Comparing 4 logics at last.

>>> def virahanka1(n):
...     if n == 0:
...             return [""]
...     elif n == 1:
...             return ["S"]
...     else:
...             s = ["S" + prosody for prosody in virahanka1(n-1)]
...             l = ["L" + prosody for prosody in virahanka1(n-2)]
...             return s + l
... 
>>> virahanka1(4)
['SSSS', 'SSL', 'SLS', 'LSS', 'LL']
>>>
>>> def virahanka2(n):
...     lookup = [[""], ["S"]]
...     for i in range(n-1):
...             s = ["S" + prosody for prosody in lookup[i+1]]
...             l = ["L" + prosody for prosody in lookup[i]]
...             lookup.append(s + l)
...     return lookup[n]
... 
>>> virahanka2(4)
['SSSS', 'SSL', 'SLS', 'LSS', 'LL']
>>>
>>> def virahanka3(n, lookup={0:[""], 1:["S"]}):
...     if n not in lookup:
...             s = ["S" + prosody for prosody in virahanka3(n-1)]
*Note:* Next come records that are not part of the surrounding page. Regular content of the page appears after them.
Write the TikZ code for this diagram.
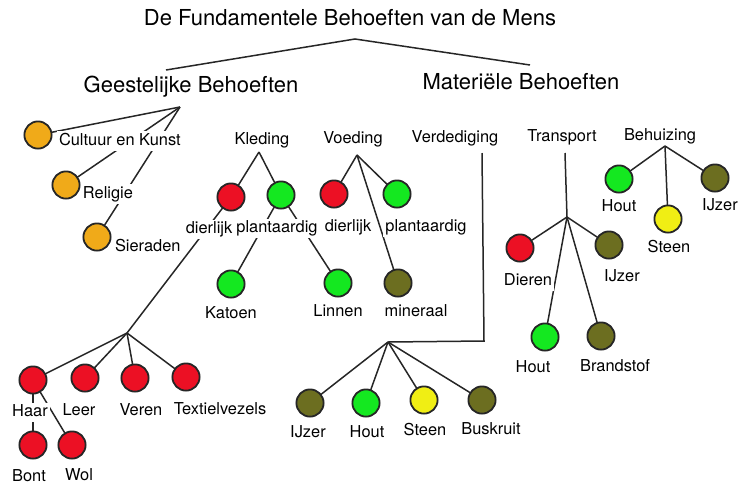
\documentclass[tikz,border=0pt]{standalone}
\usepackage{fontspec}
\setmainfont{TeX Gyre Heros}
\definecolor{spirit}{RGB}{240,170,25}
\definecolor{animal}{RGB}{236,16,36}
\definecolor{plant}{RGB}{20,232,32}
\definecolor{metal}{RGB}{108,110,32}
\definecolor{stone}{RGB}{240,238,20}
\usepackage{tikz}
\usetikzlibrary{positioning}

\begin{document}
\begin{tikzpicture}[
  x=0.5pt, y=-0.5pt,
  head/.style={font=\fontsize{11}{13}\selectfont, inner sep=1pt},
  cat/.style={font=\fontsize{8.2}{10}\selectfont, inner sep=1pt},
  lbl/.style={cat, fill=white, text height=6pt, text depth=1.7pt},
  need/.style={circle, draw=black!85, line width=0.9pt, minimum size=13.6pt,
               inner sep=0pt, outer sep=0pt},
  link/.style={line width=0.75pt, black!85}
]
\useasboundingbox (0,0) rectangle (739,483);

% Heading
\node[head] (title) at (350,18) {De Fundamentele Behoeften van de Mens};
\coordinate (split) at (355,39);
\node[head] (geest) at (191,87) {Geestelijke Behoeften};
\node[head] (mat) at (521,82) {Materiële Behoeften};
\coordinate (geest-in) at (166,70);
\coordinate (mat-in) at (530,65);
\draw[link] (geest-in) -- (split) -- (mat-in);

% Geestelijke behoeften
\coordinate (g) at (180,107);
\node[need, fill=spirit] (cultuur) at (38,135) {};
\node[need, fill=spirit] (religie) at (66,185) {};
\node[need, fill=spirit] (sieraden) at (97,237) {};

% Kleding
\node[cat] (kleding) at (262,140) {Kleding};
\coordinate (kl) at (259,152);
\node[need, fill=animal] (kldier) at (231,197) {};
\node[need, fill=plant] (klplant) at (281,195) {};
\node[need, fill=plant] (katoen) at (231,284) {};
\node[need, fill=plant] (linnen) at (338,283) {};
\coordinate (vezel) at (127,333);
\node[need, fill=animal] (haar) at (33,380) {};
\node[need, fill=animal] (leer) at (85,378) {};
\node[need, fill=animal] (veren) at (135,378) {};
\node[need, fill=animal] (textiel) at (186,377) {};
\node[need, fill=animal] (bont) at (33,445) {};
\node[need, fill=animal] (wol) at (72,445) {};

% Voeding
\node[cat] (voeding) at (353,139) {Voeding};
\coordinate (vo) at (357,155);
\node[need, fill=animal] (vodier) at (334,194) {};
\node[need, fill=plant] (voplant) at (397,194) {};
\node[need, fill=metal] (mineraal) at (398,283) {};

% Verdediging
\node[cat] (verdediging) at (455,138) {Verdediging};
\coordinate (vd-top) at (482,153);
\coordinate (vd-bend) at (484,341);
\coordinate (vd) at (388,342);
\node[need, fill=metal] (vdijzer) at (310,403) {};
\node[need, fill=plant] (vdhout) at (366,403) {};
\node[need, fill=stone] (vdsteen) at (424,400) {};
\node[need, fill=metal] (buskruit) at (482,400) {};

% Transport
\node[cat] (transport) at (562,137) {Transport};
\coordinate (tr-top) at (565,153);
\coordinate (tr) at (567,217);
\node[need, fill=animal] (dieren) at (520,248) {};
\node[need, fill=metal] (trijzer) at (609,245) {};
\node[need, fill=plant] (trhout) at (545,337) {};
\node[need, fill=metal] (brandstof) at (601,336) {};

% Behuizing
\node[cat] (behuizing) at (660,136) {Behuizing};
\coordinate (bh) at (665,146);
\node[need, fill=plant] (bhhout) at (619,179) {};
\node[need, fill=stone] (bhsteen) at (668,219) {};
\node[need, fill=metal] (bhijzer) at (715,178) {};

% Links
\draw[link] (g) -- (cultuur);
\draw[link] (g) -- (religie);
\draw[link] (g) -- (sieraden);
\draw[link] (kl) -- (kldier);
\draw[link] (kl) -- (klplant);
\draw[link] (klplant) -- (katoen);
\draw[link] (klplant) -- (linnen);
\draw[link] (kldier) -- (vezel);
\draw[link] (vezel) -- (haar);
\draw[link] (vezel) -- (leer);
\draw[link] (vezel) -- (veren);
\draw[link] (vezel) -- (textiel);
\draw[link] (haar) -- (bont);
\draw[link] (haar) -- (wol);
\draw[link] (vo) -- (vodier);
\draw[link] (vo) -- (voplant);
\draw[link] (vo) -- (mineraal);
\draw[link] (vd-top) -- (vd-bend) -- (vd);
\draw[link] (vd) -- (vdijzer);
\draw[link] (vd) -- (vdhout);
\draw[link] (vd) -- (vdsteen);
\draw[link] (vd) -- (buskruit);
\draw[link] (tr-top) -- (tr);
\draw[link] (tr) -- (dieren);
\draw[link] (tr) -- (trijzer);
\draw[link] (tr) -- (trhout);
\draw[link] (tr) -- (brandstof);
\draw[link] (bh) -- (bhhout);
\draw[link] (bh) -- (bhsteen);
\draw[link] (bh) -- (bhijzer);

% Labels
\node[lbl, right=2.5pt of cultuur, yshift=-3pt] (cultuur-l) {Cultuur en Kunst};
\node[lbl, right=0.5pt of religie, yshift=-4.5pt] (religie-l) {Religie};
\node[lbl, right=1pt of sieraden, yshift=-5pt] (sieraden-l) {Sieraden};
\node[lbl, below=4.3pt of kldier, xshift=-11pt] (kldier-l) {dierlijk};
\node[lbl, below=4.8pt of klplant, xshift=-2pt] (klplant-l) {plantaardig};
\node[lbl, below=3.1pt of katoen] (katoen-l) {Katoen};
\node[lbl, below=2.8pt of linnen] (linnen-l) {Linnen};
\node[lbl, below=4.3pt of haar, xshift=-1.5pt] (haar-l) {Haar};
\node[lbl, below=4.8pt of leer, xshift=-3pt] (leer-l) {Leer};
\node[lbl, below=4.6pt of veren, xshift=3pt] (veren-l) {Veren};
\node[lbl, below=4.6pt of textiel, xshift=17pt] (textiel-l) {Textielvezels};
\node[lbl, below=4.1pt of bont, xshift=-2pt] (bont-l) {Bont};
\node[lbl, below=3.8pt of wol, xshift=3.5pt] (wol-l) {Wol};
\node[lbl, below=4.6pt of vodier, xshift=7pt] (vodier-l) {dierlijk};
\node[lbl, below=4.6pt of voplant, xshift=14.5pt] (voplant-l) {plantaardig};
\node[lbl, below=2.8pt of mineraal, xshift=9pt] (mineraal-l) {mineraal};
\node[lbl, below=3.1pt of vdijzer, xshift=-1pt] (vdijzer-l) {IJzer};
\node[lbl, below=3.3pt of vdhout, xshift=0.5pt] (vdhout-l) {Hout};
\node[lbl, below=3.6pt of vdsteen, xshift=0.5pt] (vdsteen-l) {Steen};
\node[lbl, below=3.1pt of buskruit, xshift=4.5pt] (buskruit-l) {Buskruit};
\node[lbl, below=4.6pt of dieren, xshift=4pt] (dieren-l) {Dieren};
\node[lbl, below=4.3pt of trijzer, xshift=6.5pt] (trijzer-l) {IJzer};
\node[lbl, below=3.6pt of trhout, xshift=-6pt] (trhout-l) {Hout};
\node[lbl, below=3.8pt of brandstof, xshift=7pt] (brandstof-l) {Brandstof};
\node[lbl, below=2.1pt of bhhout] (bhhout-l) {Hout};
\node[lbl, below=2.8pt of bhsteen, xshift=0.5pt] (bhsteen-l) {Steen};
\node[lbl, below=2.1pt of bhijzer, xshift=2.5pt] (bhijzer-l) {IJzer};

\end{tikzpicture}
\end{document}
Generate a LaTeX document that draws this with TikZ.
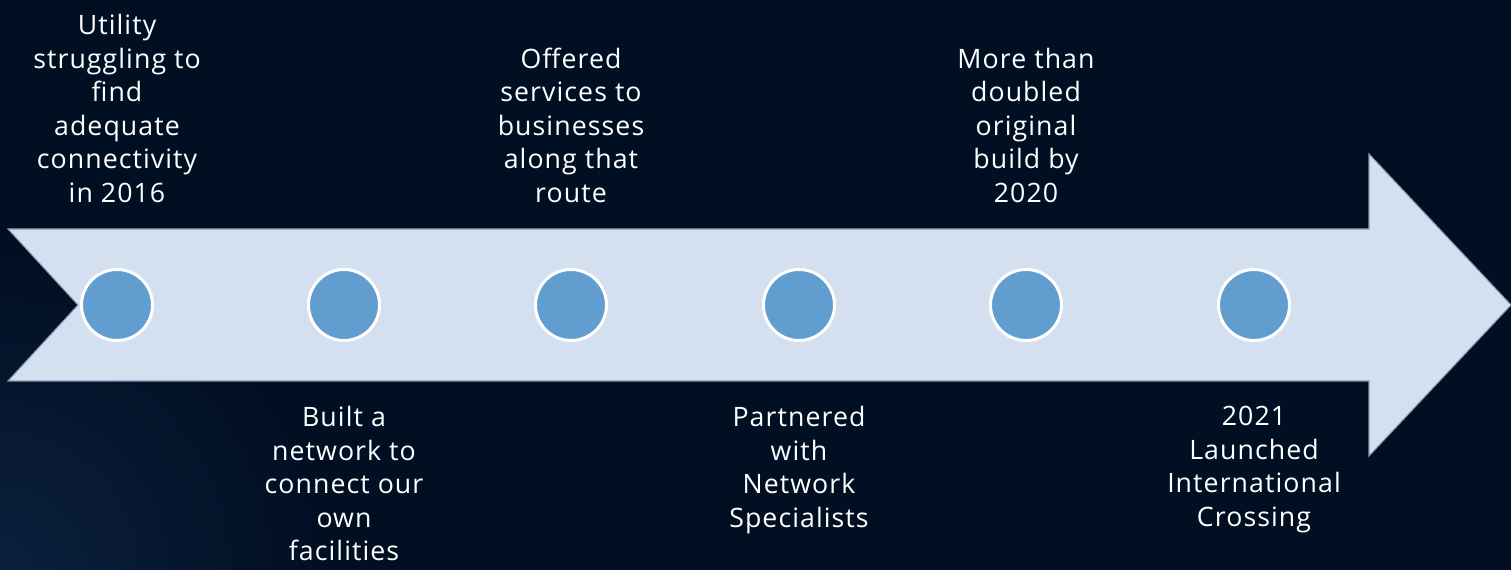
\documentclass[tikz,border=0pt]{standalone}
\usepackage{fontspec}
\setmainfont[LetterSpace=4]{Open Sans}
\usetikzlibrary{calc}

\definecolor{nightbg}{RGB}{1,15,35}
\definecolor{glowbg}{RGB}{16,40,74}
\definecolor{arrowfill}{RGB}{212,224,239}
\definecolor{arrowline}{RGB}{135,152,178}
\definecolor{dotfill}{RGB}{98,157,208}

\tikzstyle{milestone} = [circle, minimum size=71*0.02cm, inner sep=0pt, fill=dotfill, draw=white, line width=3*0.02cm]
\tikzstyle{event} = [align=center, inner sep=0pt, text=white, font=\fontsize{15.2}{19.1}\selectfont]

\begin{document}
\begin{tikzpicture}[x=0.02cm, y=0.02cm]
    % background, with a faint glow low on the left
    \fill[nightbg] (0,0) rectangle (1511,570);
    \begin{scope}
        \clip (0,0) rectangle (1511,570);
        \shade[inner color=glowbg, outer color=nightbg, opacity=0.7] (0,0) circle (330);
    \end{scope}
    \useasboundingbox (0,0) rectangle (1511,570);

    % timeline arrow
    \coordinate (tl) at (8, 341);
    \coordinate (notch) at (78, 265);
    \coordinate (bl) at (8, 189);
    \coordinate (bbody) at (1369, 189);
    \coordinate (bhead) at (1369, 114);
    \coordinate (tip) at (1511, 265);
    \coordinate (thead) at (1369, 416);
    \coordinate (tbody) at (1369, 341);
    \draw[fill=arrowfill, draw=arrowline, line width=0.6pt]
        (tl) -- (notch) -- (bl) -- (bbody) -- (bhead) -- (tip) -- (thead) -- (tbody) -- cycle;

    % milestones along the arrow
    \foreach \i/\xpos in {1/117, 2/344, 3/571, 4/799, 5/1026, 6/1254}
        \node[milestone] (m\i) at (\xpos, 265) {};

    % events above the arrow
    \node[event, anchor=south] (ev1) at ($(m1)+(0,102)$) {Utility\\struggling to\\find\\adequate\\connectivity\\in 2016};
    \node[event, anchor=south] (ev3) at ($(m3)+(0,102)$) {Offered\\services to\\businesses\\along that\\route};
    \node[event, anchor=south] (ev5) at ($(m5)+(0,102)$) {More than\\doubled\\original\\build by\\2020};

    % events below the arrow
    \node[event, anchor=north] (ev2) at ($(m2)+(0,-101)$) {Built a\\network to\\connect our\\own\\facilities};
    \node[event, anchor=north] (ev4) at ($(m4)+(0,-101)$) {Partnered\\with\\Network\\Specialists};
    \node[event, anchor=north] (ev6) at ($(m6)+(0,-101)$) {2021\\Launched\\International\\Crossing};
\end{tikzpicture}
\end{document}
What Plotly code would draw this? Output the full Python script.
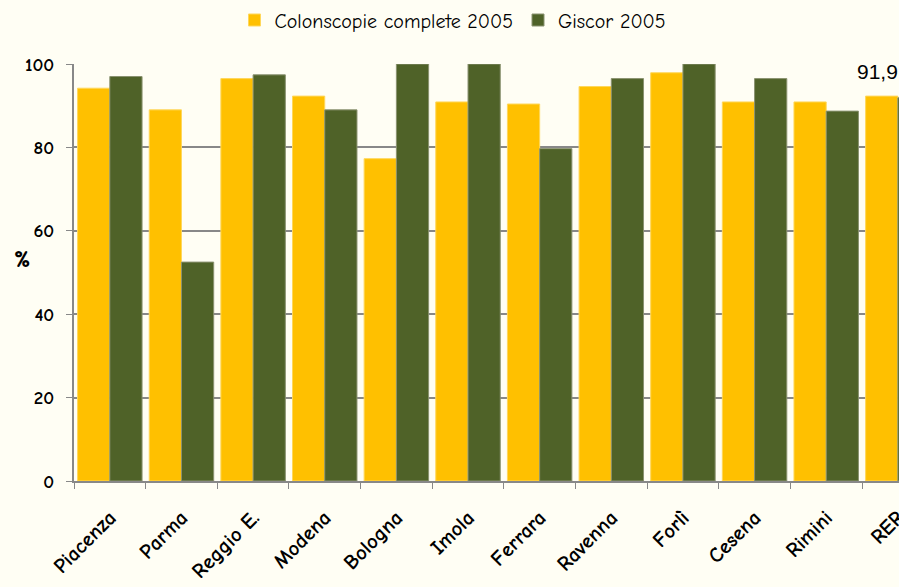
import plotly.graph_objects as go

categories = ["Piacenza", "Parma", "Reggio E.", "Modena", "Bologna", "Imola",
              "Ferrara", "Ravenna", "Forlì", "Cesena", "Rimini", "RER"]
colonscopie_2005 = [94.2, 89.0, 96.5, 92.3, 77.3, 90.9, 90.4, 94.6, 97.9, 90.9, 90.9, 92.3]
giscor_2005 = [97.0, 52.5, 97.4, 89.0, 100, 100, 79.7, 96.5, 100, 96.5, 88.7, 91.9]
y_ticks = [0, 20, 40, 60, 80, 100]
rer_label = "91,9"

FONT = "Comic Sans MS, Comic Neue, DejaVu Sans, sans-serif"
YELLOW = "#FFC000"
GREEN = "#4F6228"
BG = "#FFFEF4"

W, H = 899, 587
ML, MR, MT, MB = 74, 0, 64, 106
PW, PH = W - ML - MR, H - MT - MB


def px_x(x):
    return (x - ML) / PW


def px_y(y):
    return (H - MB - y) / PH


fig = go.Figure()
fig.add_trace(go.Bar(name="Colonscopie complete 2005", x=categories, y=colonscopie_2005,
                     marker=dict(color=YELLOW, line=dict(color="#FFD75A", width=1))))
fig.add_trace(go.Bar(name="Giscor 2005", x=categories, y=giscor_2005,
                     marker=dict(color=GREEN, line=dict(color="#8A9270", width=1))))

fig.update_layout(
    width=W, height=H,
    margin=dict(l=ML, r=MR, t=MT, b=MB, autoexpand=False),
    paper_bgcolor=BG, plot_bgcolor=BG,
    barmode="group", bargap=0.1, bargroupgap=0,
    font=dict(family=FONT, color="black"),
    showlegend=True,
    legend=dict(orientation="h", x=px_x(453), xanchor="center", y=px_y(20), yanchor="middle",
                font=dict(size=20, family=FONT), bgcolor="rgba(0,0,0,0)",
                traceorder="normal", itemwidth=30),
    xaxis=dict(type="category", range=[-0.5, 11.016], tickangle=-45,
               tickfont=dict(size=21, family=FONT), ticks="outside", tickson="boundaries",
               ticklen=6, tickcolor="#888888", showline=True, linecolor="#888888",
               linewidth=2, showgrid=False, ticklabelstandoff=14),
    yaxis=dict(range=[0, 100], tickvals=y_ticks, ticktext=[f"<b>{v}</b>" for v in y_ticks],
               tickfont=dict(size=19, family=FONT), ticklabelstandoff=8,
               ticks="outside", ticklen=6, tickcolor="#888888", showline=True,
               linecolor="#888888", linewidth=2, showgrid=True, gridcolor="#888888",
               gridwidth=1.5, zeroline=False),
    annotations=[
        dict(text="<b>%</b>", x=px_x(22), y=px_y(259), xref="paper", yref="paper",
             xanchor="center", yanchor="middle",
             showarrow=False, font=dict(size=24, family=FONT)),
        dict(text=rer_label, x=px_x(855), y=px_y(58), xref="paper", yref="paper",
             xanchor="left", yanchor="top", showarrow=False,
             font=dict(size=21, family="Liberation Sans, Arial, sans-serif")),
    ],
)
fig.update_xaxes(ticktext=[f"<b>{c}</b>" for c in categories], tickvals=categories)

fig.write_html("out.html", config={"displayModeBar": False})

# remove the browser's default body margin so the figure fills the window
with open("out.html", "r", encoding="utf-8") as f:
    html = f.read()
html = html.replace("<head>", "<head><style>html,body{margin:0;padding:0;overflow:hidden;}</style>", 1)
with open("out.html", "w", encoding="utf-8") as f:
    f.write(html)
...             l = ["L" + prosody for prosody in virahanka3(n-2)]
...             lookup[n] = s + l
...     return lookup[n]
... 
>>> virahanka3(4)
['SSSS', 'SSL', 'SLS', 'LSS', 'LL']
>>>
>>> from nltk import memoize
>>> @memoize
... def virahanka4(n):
...     if n == 0:
...             return [""]
...     elif n == 1:
...             return ["S"]
...     else:
...             s = ["S" + prosody for prosody in virahanka4(n-1)]
...             l = ["L" + prosody for prosody in virahanka4(n-2)]
...             return s + l
... 
>>> virahanka4(4)
['SSSS', 'SSL', 'SLS', 'LSS', 'LL']
>>>

I needed to read through this chapter several times to understand. The key is to store and reuse previous results for the new calculation. Especially to calculate large data volume, this logic could be helpful.